NormW wrote:
Good morning Costin.
Apologies for the silence. I had hoped there might have been a little more
input from others on this topic.

Same here :-)



However the most common case is to have at least one tomcat, and there
is no real benefit in supporting an arbitrary name for the worker (
lb:lb ) or in mapping the request directly to the protocol. I think the
goal should be to have the protocol ( ajp worker ) register itself
automatically with the lb:lb.

That mapping only exists now because it is implemented by the worker. The worker is the logical recipient if the functionality offered by the lb worker was not required. (There is enough for a worker to manage, even without the protocol, to justify its existence as an object.). All that is missing from the scenario is the protocol to be a part of the channel or perhaps an intermediate layer.

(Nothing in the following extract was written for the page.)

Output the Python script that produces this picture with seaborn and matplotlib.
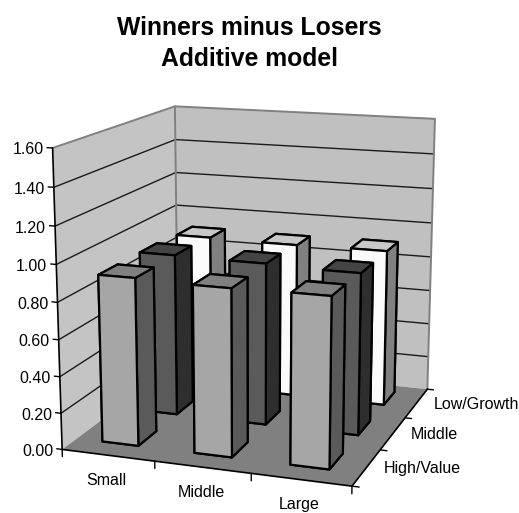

Not sure what you mean - the "worker" name is very overloaded, there are many ways to interpret.


My point was that the mapping is done between a URI and a tomcat ( either a standalone instance or a group ). This is represented by "lb" - which should be the only target for the mapping.

The lb will then use a channel ( ajp object ) to connect to the tomcat. The role of "lb" is to implement the forwarding of the request via the "ajp" object, with load balancing or failover ( if multiple channel/ajp objects exist ).

The fact that both the channel ( ajp ) and the lb are implementing the "worker" interface is IMO confusing. I think it's better to have an "lb" that can dynamically be configured with more channels, does retry, balancing and failover - as a separate entity- separated from the channel ( that just forwards a request ).



IMO getting to this point requires removing some of the (arbitrary )
flexibility in naming workers or bypassing the lb.

From an 'objects' perspective, it is inconsistent with current practice to
'parse' object names (CN in ldap parlence) for properties of the object,
when those properties have unique identifiers such as port and host. Hence I
support arbitrary naming.... ;-(

CN ( and distinguished names in JNDI as well as jmx object names ) is the source for the object names in jk2.


I know it's a religious issue if the name should mean something or not - and probably that's a reason we'll have to keep supporting the arbitrary names.

IMO we should deprecate the arbitrary names and only support JMX-like object names, with using the properties to extract information like host, etc.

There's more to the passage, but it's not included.